TASK TO CARRY OUT: Your task is to repeat all of the data exactly while excluding the pictures.

==============================

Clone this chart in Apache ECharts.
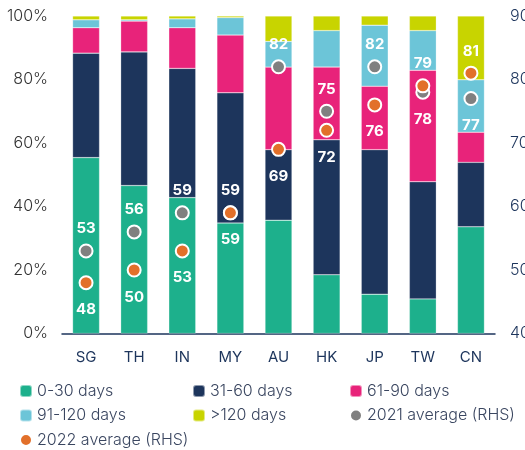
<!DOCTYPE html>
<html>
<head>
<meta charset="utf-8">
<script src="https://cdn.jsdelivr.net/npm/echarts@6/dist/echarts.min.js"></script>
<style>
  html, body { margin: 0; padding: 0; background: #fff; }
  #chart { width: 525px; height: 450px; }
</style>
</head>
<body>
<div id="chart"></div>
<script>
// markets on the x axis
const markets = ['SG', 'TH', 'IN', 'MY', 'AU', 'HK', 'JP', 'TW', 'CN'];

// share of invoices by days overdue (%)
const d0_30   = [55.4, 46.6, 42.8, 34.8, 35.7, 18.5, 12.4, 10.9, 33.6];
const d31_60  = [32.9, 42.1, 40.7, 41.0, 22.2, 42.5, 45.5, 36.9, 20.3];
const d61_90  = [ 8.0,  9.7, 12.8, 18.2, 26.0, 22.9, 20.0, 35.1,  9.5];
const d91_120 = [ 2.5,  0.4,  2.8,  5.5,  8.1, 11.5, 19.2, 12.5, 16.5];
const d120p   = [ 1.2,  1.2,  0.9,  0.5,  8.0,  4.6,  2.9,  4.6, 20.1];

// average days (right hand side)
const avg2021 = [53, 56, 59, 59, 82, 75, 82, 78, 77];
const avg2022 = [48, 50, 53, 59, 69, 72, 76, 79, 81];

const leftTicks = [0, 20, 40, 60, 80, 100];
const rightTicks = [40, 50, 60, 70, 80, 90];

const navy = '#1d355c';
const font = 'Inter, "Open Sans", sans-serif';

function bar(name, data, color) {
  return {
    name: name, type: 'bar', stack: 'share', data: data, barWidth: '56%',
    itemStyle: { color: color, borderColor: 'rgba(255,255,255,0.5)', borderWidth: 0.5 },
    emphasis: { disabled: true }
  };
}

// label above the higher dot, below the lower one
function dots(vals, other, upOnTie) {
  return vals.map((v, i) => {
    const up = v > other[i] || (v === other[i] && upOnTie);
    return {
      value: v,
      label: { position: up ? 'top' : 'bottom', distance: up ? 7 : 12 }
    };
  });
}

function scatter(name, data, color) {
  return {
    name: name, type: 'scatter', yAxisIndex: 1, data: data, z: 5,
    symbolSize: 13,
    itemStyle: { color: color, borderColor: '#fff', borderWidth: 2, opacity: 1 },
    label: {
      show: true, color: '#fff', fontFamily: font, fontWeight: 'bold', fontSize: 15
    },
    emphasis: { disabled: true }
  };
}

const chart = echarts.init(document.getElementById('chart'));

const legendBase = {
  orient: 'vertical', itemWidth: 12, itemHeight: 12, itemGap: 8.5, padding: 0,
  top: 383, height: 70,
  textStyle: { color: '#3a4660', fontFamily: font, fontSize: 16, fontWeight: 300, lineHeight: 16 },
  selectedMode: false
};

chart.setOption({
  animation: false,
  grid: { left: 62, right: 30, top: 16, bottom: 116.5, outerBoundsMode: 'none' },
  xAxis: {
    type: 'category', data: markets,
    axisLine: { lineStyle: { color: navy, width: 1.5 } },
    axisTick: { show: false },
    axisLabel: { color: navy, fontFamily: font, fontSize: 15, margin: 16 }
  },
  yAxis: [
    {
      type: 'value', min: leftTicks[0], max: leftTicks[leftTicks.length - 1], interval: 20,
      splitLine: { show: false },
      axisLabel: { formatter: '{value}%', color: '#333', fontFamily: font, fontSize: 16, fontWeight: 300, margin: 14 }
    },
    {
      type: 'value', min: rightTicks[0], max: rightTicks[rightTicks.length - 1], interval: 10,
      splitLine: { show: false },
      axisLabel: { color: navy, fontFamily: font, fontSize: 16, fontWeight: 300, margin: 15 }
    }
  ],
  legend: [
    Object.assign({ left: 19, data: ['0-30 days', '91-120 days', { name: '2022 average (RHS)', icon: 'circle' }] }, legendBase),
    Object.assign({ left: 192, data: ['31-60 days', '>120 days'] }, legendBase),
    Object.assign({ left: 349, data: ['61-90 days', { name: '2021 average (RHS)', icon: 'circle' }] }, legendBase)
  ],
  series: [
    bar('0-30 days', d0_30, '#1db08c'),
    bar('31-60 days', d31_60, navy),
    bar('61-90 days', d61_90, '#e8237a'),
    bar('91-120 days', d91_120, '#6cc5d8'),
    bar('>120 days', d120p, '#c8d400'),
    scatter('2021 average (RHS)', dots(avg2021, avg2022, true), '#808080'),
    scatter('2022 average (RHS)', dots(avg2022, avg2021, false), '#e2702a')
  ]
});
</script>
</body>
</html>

==============================

RESPONSE:
Clone this chart in Apache ECharts.
<!DOCTYPE html>
<html>
<head>
<meta charset="utf-8">
<script src="https://cdn.jsdelivr.net/npm/echarts@6/dist/echarts.min.js"></script>
<style>
  html, body { margin: 0; padding: 0; background: #fff; }
  #chart { width: 525px; height: 450px; }
</style>
</head>
<body>
<div id="chart"></div>
<script>
// markets on the x axis
const markets = ['SG', 'TH', 'IN', 'MY', 'AU', 'HK', 'JP', 'TW', 'CN'];

// share of invoices by days overdue (%)
const d0_30   = [55.4, 46.6, 42.8, 34.8, 35.7, 18.5, 12.4, 10.9, 33.6];
const d31_60  = [32.9, 42.1, 40.7, 41.0, 22.2, 42.5, 45.5, 36.9, 20.3];
const d61_90  = [ 8.0,  9.7, 12.8, 18.2, 26.0, 22.9, 20.0, 35.1,  9.5];
const d91_120 = [ 2.5,  0.4,  2.8,  5.5,  8.1, 11.5, 19.2, 12.5, 16.5];
const d120p   = [ 1.2,  1.2,  0.9,  0.5,  8.0,  4.6,  2.9,  4.6, 20.1];

// average days (right hand side)
const avg2021 = [53, 56, 59, 59, 82, 75, 82, 78, 77];
const avg2022 = [48, 50, 53, 59, 69, 72, 76, 79, 81];

const leftTicks = [0, 20, 40, 60, 80, 100];
const rightTicks = [40, 50, 60, 70, 80, 90];

const navy = '#1d355c';
const font = 'Inter, "Open Sans", sans-serif';

function bar(name, data, color) {
  return {
    name: name, type: 'bar', stack: 'share', data: data, barWidth: '56%',
    itemStyle: { color: color, borderColor: 'rgba(255,255,255,0.5)', borderWidth: 0.5 },
    emphasis: { disabled: true }
  };
}

// label above the higher dot, below the lower one
function dots(vals, other, upOnTie) {
  return vals.map((v, i) => {
    const up = v > other[i] || (v === other[i] && upOnTie);
    return {
      value: v,
      label: { position: up ? 'top' : 'bottom', distance: up ? 7 : 12 }
    };
  });
}

function scatter(name, data, color) {
  return {
    name: name, type: 'scatter', yAxisIndex: 1, data: data, z: 5,
    symbolSize: 13,
    itemStyle: { color: color, borderColor: '#fff', borderWidth: 2, opacity: 1 },
    label: {
      show: true, color: '#fff', fontFamily: font, fontWeight: 'bold', fontSize: 15
    },
    emphasis: { disabled: true }
  };
}

const chart = echarts.init(document.getElementById('chart'));

const legendBase = {
  orient: 'vertical', itemWidth: 12, itemHeight: 12, itemGap: 8.5, padding: 0,
  top: 383, height: 70,
  textStyle: { color: '#3a4660', fontFamily: font, fontSize: 16, fontWeight: 300, lineHeight: 16 },
  selectedMode: false
};

chart.setOption({
  animation: false,
  grid: { left: 62, right: 30, top: 16, bottom: 116.5, outerBoundsMode: 'none' },
  xAxis: {
    type: 'category', data: markets,
    axisLine: { lineStyle: { color: navy, width: 1.5 } },
    axisTick: { show: false },
    axisLabel: { color: navy, fontFamily: font, fontSize: 15, margin: 16 }
  },
  yAxis: [
    {
      type: 'value', min: leftTicks[0], max: leftTicks[leftTicks.length - 1], interval: 20,
      splitLine: { show: false },
      axisLabel: { formatter: '{value}%', color: '#333', fontFamily: font, fontSize: 16, fontWeight: 300, margin: 14 }
    },
    {
      type: 'value', min: rightTicks[0], max: rightTicks[rightTicks.length - 1], interval: 10,
      splitLine: { show: false },
      axisLabel: { color: navy, fontFamily: font, fontSize: 16, fontWeight: 300, margin: 15 }
    }
  ],
  legend: [
    Object.assign({ left: 19, data: ['0-30 days', '91-120 days', { name: '2022 average (RHS)', icon: 'circle' }] }, legendBase),
    Object.assign({ left: 192, data: ['31-60 days', '>120 days'] }, legendBase),
    Object.assign({ left: 349, data: ['61-90 days', { name: '2021 average (RHS)', icon: 'circle' }] }, legendBase)
  ],
  series: [
    bar('0-30 days', d0_30, '#1db08c'),
    bar('31-60 days', d31_60, navy),
    bar('61-90 days', d61_90, '#e8237a'),
    bar('91-120 days', d91_120, '#6cc5d8'),
    bar('>120 days', d120p, '#c8d400'),
    scatter('2021 average (RHS)', dots(avg2021, avg2022, true), '#808080'),
    scatter('2022 average (RHS)', dots(avg2022, avg2021, false), '#e2702a')
  ]
});
</script>
</body>
</html>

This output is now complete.